4 ways to make your engineering team more productive

Improving the efficiency of your software engineering team has many advantages, prime among them being the ability to make up for problems in other areas.

Whether you’re facing budget constraints, having problems sourcing and retaining talent or simply wanting to boost product iteration, focusing on increasing your engineering efficiencies will yield strong results for a long time to come.

Here are four ways to start optimizing your engineering resources:

Analyze your development workflow

CI/CD pipelines are generally slow and break often, leaving developers frustrated and looking for problems.

A recent report found that 47% of surveyed companies took days to deploy CI/CD pipelines, and only 10% could do it within minutes, which is what time-efficient pipelines should be able to do.

Focusing on increasing your engineering efficiencies will yield strong results for a long time to come.

Why is that important? Puppet found that high-performing IT teams — which could deploy and push code to production faster than their peers — experienced 60 times fewer failures and recovered from them 168 times faster. It’s paramount to have tools in place that can help you analyze and fix your development workflow.

The first step is to map out all the steps of your CI/CD pipeline. Pipelines today are becoming increasingly complicated: unit tests, integration tests, security tests, compliance checks, load tests and so on. There are countless ways things can slow down or break.

The second step is to put in place tools to monitor and analyze these pipelines. Datadog, Splunk, Athenian and open source DevLake are some tools that can help get you there.

The third step is to spot what is broken and improve what is slow. What’s the PR cycle time? How often do you release? Are there specific parts of the pipeline that are problematic? These are the questions to ask, answer and act on to increase your shipping pipeline velocity.

Make your development environments reproducible

Reproducible development environments are slowly becoming an industry standard, but it can be difficult to make an existing environment replicable. Whether it’s to allow a new hire to push their first commit on day one or enable your engineering organization to have an identical development environment — replicability is critical.

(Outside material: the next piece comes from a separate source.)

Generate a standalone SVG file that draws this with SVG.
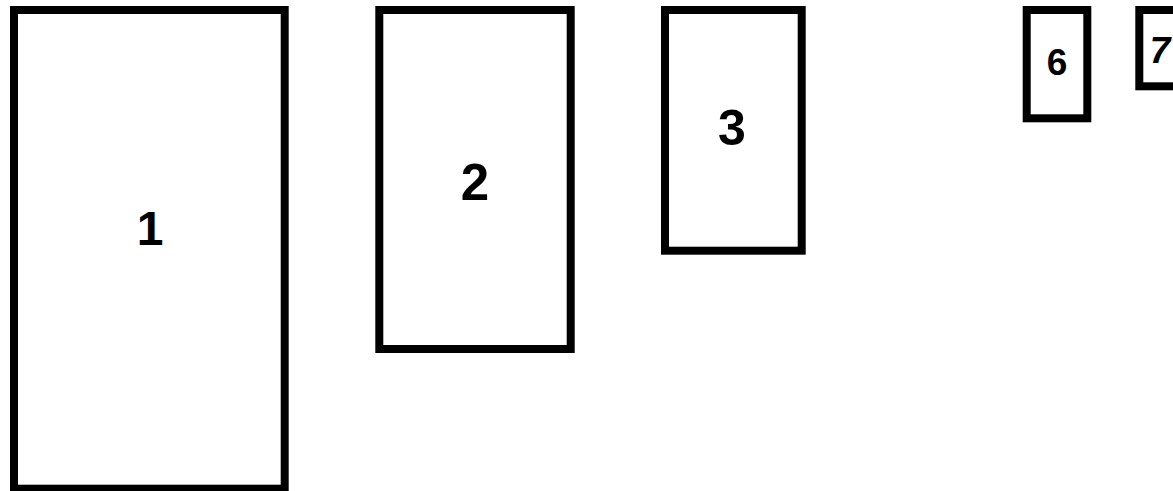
<svg xmlns="http://www.w3.org/2000/svg" width="1173" height="491" viewBox="0 0 1173 491">
<style>
.box{fill:#fff;stroke:#000;stroke-width:8}
.lbl{font-family:"Liberation Sans",Arial,sans-serif;font-weight:bold;fill:#000;text-anchor:middle}
</style>
<rect width="1173" height="491" fill="#fff"/>
<g id="node1"><rect class="box" x="14" y="10" width="270.7" height="478.7"/><text class="lbl" x="150" y="245" font-size="48">1</text></g>
<g id="node2"><rect class="box" x="379.3" y="10" width="191.4" height="339"/><text class="lbl" x="475" y="200" font-size="51">2</text></g>
<g id="node3"><rect class="box" x="665" y="10" width="136.7" height="240.7"/><text class="lbl" x="732" y="145" font-size="50">3</text></g>
<g id="node6"><rect class="box" x="1026.7" y="10" width="60.6" height="108.3"/><text class="lbl" x="1057" y="75" font-size="37">6</text></g>
<g id="node7"><rect class="box" x="1139.3" y="10" width="60" height="76.3"/><text class="lbl" x="1160" y="63" font-size="37" font-style="italic">7</text></g>
<g id="connectors"></g>
</svg>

Containers — democratized by Docker in the last decade — offer one way to reach reproducibility. But because their focus is on application portability, some argue that it’s not always the best approach for making development environments reproducible.

Another open source project, Nix, offers similar features as well as complete environment reproducibility. Nix has a steep learning curve, but it is worth it in the long run. And the good news is that Docker and Nix work together, which lets you get the best of both worlds.

Make your codebase easily searchable

The Unix command grep, first released in 1973, remains the de facto standard for searching code bases. While it is a great tool that serves its purpose well, we now have tools such as GitHub Code Search or Sourcegraph that offer a much better search experience.

There are plenty of use cases for a good search tool, including finding existing snippets of code that can be reused, navigating a codebase and its dependencies, filtering results by languages, making large-scale code changes or simultaneously searching across multiple local or cloud-based repositories.

A good search tool will offer these and more features that will boost your developers’ productivity.

Put your development environments in the cloud

Attrition in tech isn’t happening only because of bad managers; engineers often leave companies because they’re forced to use inefficient tools or deal with massive tech debt.

A Stepsize survey found that 51% of the surveyed developers left a company or considered leaving due to the large amounts of technical debt, while 82% said lack of proper development practices affects their job satisfaction.

While most companies’ infrastructure has been moved to the cloud, the development environment is often still based locally. This leads to a lot of headaches, such as keeping up with the computer OS, managing coding tools and setting up and maintaining dev environments.

Using cloud-based development environments offers many advantages that local ones can’t:

  • Spin up ready-to-use development environments in a jiffy.
  • Lower build and test times by leveraging cloud computing infrastructure.
  • Allow for multi-gigabit bandwidth between the environment and other cloud services.

If cost optimization is one of the goals associated with improving developers’ efficiency, not having to buy your team powerful laptops will definitely help. This is especially true for teams that have serious computing needs, such as machine learning, big data or dealing with huge codebases.

One of our customer’s developers had to wait 30 minutes for builds to complete even with a top-of-the-line 32-core MacBook Pro, but their build times went down to just six minutes at 25% of the cost after they moved their development environments to the cloud.

In the last decade, a lot has been done to make the deployment and operation of software easy, but as a16z said, “large parts of the developer experience are still largely ignored,” and I believe that is the case for developer tools. They still run locally, take days or weeks to set up, are a nightmare to maintain and get in the way of the high velocity that companies are looking for. Now is the time to change that.